Um dia, já mais velho, me vi no Egito, na parte mais austral do país, em Assuã. Fiz um trajeto de poucos quilômetros montado em um camelo para visitar a comunidade dos Núbios, lendários e amistosos. Na véspera não pude pensar em outra coisa mais que nos peidos que soltaria o meu camelo e nos seus efeitos, mas uma vez que parei frente a ele para tentar montá-lo, tive que por todo meu medo na altura do bicho e na estreiteza do caminho à frente.  A travessia terminou sem acidentes e, ou foi o camelo que não soltou nenhum peido, ou fui eu que não percebi. Comecei a pensar que aquilo não era mais que uma frase do meu avô que, até onde eu sabia, nunca havia cruzado com esses animais mais que na sua imaginação, e assim a imagem do meu avô se desprestigiava, apesar de que ele mesmo desde a memória se justificava com a frase de Einstein, já que mais importante que havê-los conhecido é que os haja imaginado.

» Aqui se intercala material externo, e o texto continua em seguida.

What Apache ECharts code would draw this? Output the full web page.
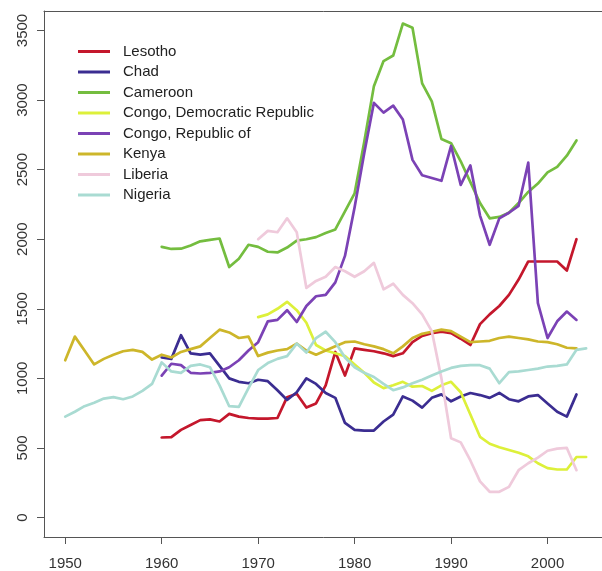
<!DOCTYPE html>
<html>
<head>
<meta charset="utf-8">
<title>GDP per capita – selected African countries</title>
<script src="https://cdn.jsdelivr.net/npm/echarts@6/dist/echarts.min.js"></script>
<style>
  html, body { margin: 0; padding: 0; background: #ffffff; }
  #chart { width: 602px; height: 571px; }
</style>
</head>
<body>
<div id="chart"></div>
<script>
// Years covered by the series (1950–2004); null = no observation
const years = [
  1950, 1951, 1952, 1953, 1954, 1955, 1956, 1957, 1958, 1959,
  1960, 1961, 1962, 1963, 1964, 1965, 1966, 1967, 1968, 1969,
  1970, 1971, 1972, 1973, 1974, 1975, 1976, 1977, 1978, 1979,
  1980, 1981, 1982, 1983, 1984, 1985, 1986, 1987, 1988, 1989,
  1990, 1991, 1992, 1993, 1994, 1995, 1996, 1997, 1998, 1999,
  2000, 2001, 2002, 2003, 2004
];

const lesotho = [
  null, null, null, null, null, null, null, null, null, null,
  575, 578, 630, 665, 700, 705, 690, 745, 725, 715,
  710, 710, 715, 865, 890, 790, 820, 950, 1190, 1020,
  1215, 1205, 1195, 1180, 1160, 1180, 1260, 1305, 1325, 1335,
  1325, 1285, 1240, 1390, 1460, 1520, 1600, 1710, 1840, 1840,
  1840, 1840, 1775, 2000, null
];

const chad = [
  null, null, null, null, null, null, null, null, null, null,
  1150, 1140, 1310, 1180, 1170, 1180, 1090, 1000, 975, 965,
  990, 980, 915, 845, 900, 1000, 960, 895, 860, 680,
  630, 625, 625, 690, 740, 870, 840, 790, 860, 885,
  835, 870, 895, 880, 860, 895, 850, 835, 870, 880,
  820, 760, 725, 885, null
];

const cameroon = [
  null, null, null, null, null, null, null, null, null, null,
  1945, 1930, 1932, 1955, 1985, 1995, 2005, 1800, 1860, 1960,
  1945, 1910, 1905, 1940, 1990, 2000, 2015, 2045, 2070, 2200,
  2330, 2700, 3100, 3280, 3320, 3550, 3520, 3120, 2990, 2720,
  2690, 2560, 2410, 2260, 2150, 2160, 2190, 2260, 2340, 2400,
  2480, 2520, 2600, 2710, null
];

const congoDR = [
  null, null, null, null, null, null, null, null, null, null,
  null, null, null, null, null, null, null, null, null, null,
  1440, 1460, 1500, 1550, 1490, 1400, 1240, 1200, 1180, 1160,
  1100, 1040, 970, 930, 950, 975, 940, 945, 910, 950,
  975, 900, 740, 580, 530, 505, 485, 465, 440, 390,
  355, 345, 345, 435, 435
];

const congoRep = [
  null, null, null, null, null, null, null, null, null, null,
  1020, 1105, 1095, 1040, 1035, 1040, 1050, 1080, 1130, 1200,
  1260, 1410, 1420, 1490, 1405, 1520, 1590, 1600, 1690, 1880,
  2230, 2620, 2980, 2910, 2960, 2860, 2570, 2460, 2440, 2420,
  2670, 2390, 2530, 2170, 1960, 2150, 2190, 2240, 2550, 1540,
  1290, 1410, 1480, 1420, null
];

const kenya = [
  1130, 1300, 1200, 1100, 1140, 1170, 1195, 1205, 1190, 1135,
  1170, 1150, 1190, 1210, 1230, 1290, 1350, 1330, 1290, 1300,
  1160, 1185, 1200, 1210, 1250, 1200, 1170, 1200, 1230, 1260,
  1265, 1245, 1230, 1210, 1180, 1230, 1290, 1320, 1335, 1350,
  1340, 1300, 1260, 1265, 1270, 1290, 1300, 1290, 1280, 1265,
  1260, 1245, 1220, 1215, null
];

const liberia = [
  null, null, null, null, null, null, null, null, null, null,
  null, null, null, null, null, null, null, null, null, null,
  2000, 2060, 2050, 2150, 2050, 1650, 1700, 1730, 1800, 1770,
  1730, 1770, 1830, 1640, 1680, 1600, 1540, 1460, 1340, 1000,
  570, 540, 410, 260, 185, 185, 220, 340, 390, 430,
  480, 495, 500, 340, null
];

const nigeria = [
  725, 760, 800, 825, 855, 865, 850, 870, 910, 960,
  1115, 1050, 1040, 1090, 1100, 1080, 950, 800, 795, 930,
  1060, 1110, 1140, 1160, 1250, 1185, 1290, 1335, 1260, 1150,
  1080, 1040, 1010, 960, 915, 935, 965, 990, 1020, 1050,
  1075, 1090, 1095, 1095, 1070, 965, 1045, 1050, 1060, 1070,
  1085, 1090, 1100, 1205, 1215
];

const countryNames = [
  'Lesotho', 'Chad', 'Cameroon', 'Congo, Democratic Republic',
  'Congo, Republic of', 'Kenya', 'Liberia', 'Nigeria'
];
const countryValues = [lesotho, chad, cameroon, congoDR, congoRep, kenya, liberia, nigeria];
const countryColors = [
  '#c4172c', '#3b2d91', '#74bd3f', '#ddf03a',
  '#7b42b5', '#cdb62a', '#efcadb', '#a9dbd2'
];

const xTicks = [1950, 1960, 1970, 1980, 1990, 2000];
const yTicks = [0, 500, 1000, 1500, 2000, 2500, 3000, 3500];

const FONT = '"Liberation Sans", Arial, Helvetica, sans-serif';
const AXIS_COLOR = '#555';
const X_MIN = 1947.8, X_MAX = 2007.2;

function toPairs(values) {
  const out = [];
  values.forEach((v, i) => { if (v !== null) out.push([years[i], v]); });
  return out;
}

const series = countryNames.map((name, i) => ({
  name: name,
  type: 'line',
  data: toPairs(countryValues[i]),
  showSymbol: false,
  symbol: 'none',
  smooth: false,
  color: countryColors[i],
  lineStyle: { width: 2.7, color: countryColors[i], cap: 'round', join: 'round' },
  emphasis: { disabled: true },
  animation: false
}));

const chart = echarts.init(document.getElementById('chart'), null, { renderer: 'canvas' });

chart.setOption({
  backgroundColor: '#ffffff',
  animation: false,
  grid: {
    left: 44, top: 11, width: 573, height: 526,
    outerBoundsMode: 'none',
    containLabel: false,
    show: false
  },
  legend: {
    orient: 'vertical',
    left: 78,
    top: 43,
    padding: 0,
    itemGap: 3.5,
    itemWidth: 32,
    itemHeight: 3,
    icon: 'rect',
    selectedMode: false,
    data: countryNames,
    textStyle: {
      fontFamily: FONT, fontSize: 15, color: '#222',
      lineHeight: 17, padding: [0, 0, 0, 8]
    }
  },
  xAxis: [
    {
      type: 'value',
      position: 'bottom',
      min: X_MIN,
      max: X_MAX,
      splitLine: { show: false },
      axisLine: { show: true, onZero: false, lineStyle: { color: AXIS_COLOR, width: 1 } },
      axisTick: {
        show: true, length: 7, inside: false,
        customValues: xTicks,
        lineStyle: { color: AXIS_COLOR, width: 1 }
      },
      axisLabel: {
        customValues: xTicks,
        margin: 19,
        fontFamily: FONT, fontSize: 15, color: '#333',
        formatter: v => String(v)
      }
    },
    {
      // top edge of the plot frame
      type: 'value',
      position: 'top',
      min: X_MIN,
      max: X_MAX,
      splitLine: { show: false },
      axisLine: { show: true, onZero: false, lineStyle: { color: AXIS_COLOR, width: 1 } },
      axisTick: { show: false },
      axisLabel: { show: false }
    }
  ],
  yAxis: {
    type: 'value',
    min: -140,
    max: 3640,
    splitLine: { show: false },
    axisLine: { show: true, onZero: false, lineStyle: { color: AXIS_COLOR, width: 1 } },
    axisTick: {
      show: true, length: 7, inside: false,
      customValues: yTicks,
      lineStyle: { color: AXIS_COLOR, width: 1 }
    },
    axisLabel: {
      customValues: yTicks,
      rotate: 90,
      margin: 14,
      fontFamily: FONT, fontSize: 15, color: '#333',
      formatter: v => String(v)
    }
  },
  series: series
});
</script>
</body>
</html>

Há alguns dias, graças a um pequeno artigo do jornal ADN acudiram a mim todas essas recordações de um golpe e com elas a reivindicação de meu avô desde onde quer que esteja. O artigo se intitulava: ”Exterminar o camelo como forma de frear as mudanças climáticas”, e ainda que o título por si já fosse explícito, o conteúdo terminava de despejar qualquer dúvida. Começava: “Aos grandes males, drásticos remédios” e logo explicava que as flatulências dos camelos selvagens contribuem ao efeito estufa, que por ano um camelo emite uma tonelada de CO². Mas pelo que parece que estes animais tão daninhos têm os dias contados, ao menos na Austrália, já que a empresa Northwest Carbon planeja matá-los de helicópteros e veículos 4x4, e depois processar sua carne para alimentar animais domésticos e de granja. Eu me lembrei de meu avô, sem dúvida um visionário. Além disso, começaram a ressurgir em minha mente notícias que haviam chegado a meus olhos e ouvidos através dos meios de comunicação sobre a importância do conhecimento, e sobretudo a importância da imaginação daqueles que, manipulando certa informação, nos nutrem de conhecimento deturpado. Me lembrei de uma nota que li em Voltairenet.org, na qual se explica que “Os piratas somalis são pescadores em luta contra o saque ocidental da pesca de arrasto e a descarga de lixo tóxico”. Recomendo a nota, que ilumina muito sobre um tema de que tanto falaram os meios de comunicação ocidentais, desde outro ponto de vista, claro, acudindo à imaginação para deformar a informação, para contaminá-la. Mecanismo idêntico utilizaram os meios ianques com o 11 de setembro: Criar um mito, inventar um inimigo para justificar suas ações. O mesmo fazem os meios espanhóis nestes dias para justificar as agressões policiais e minimizar a ação de um povo indignado.
Talvez seja hora de utilizar a imaginação, nutrí-la de conhecimento e analisar tudo fazendo uso do mais simples de nossos sentidos, o sentido comum. Ou talvez seja hora de eliminar os inimigos que botam em perigo nosso meio, a começar pelos camelos. Claro que isso seria mais perigoso que um peido de camelo, porque em uns anos poderiam nos dizer que a flatulência humana emite mais CO² que um BMW.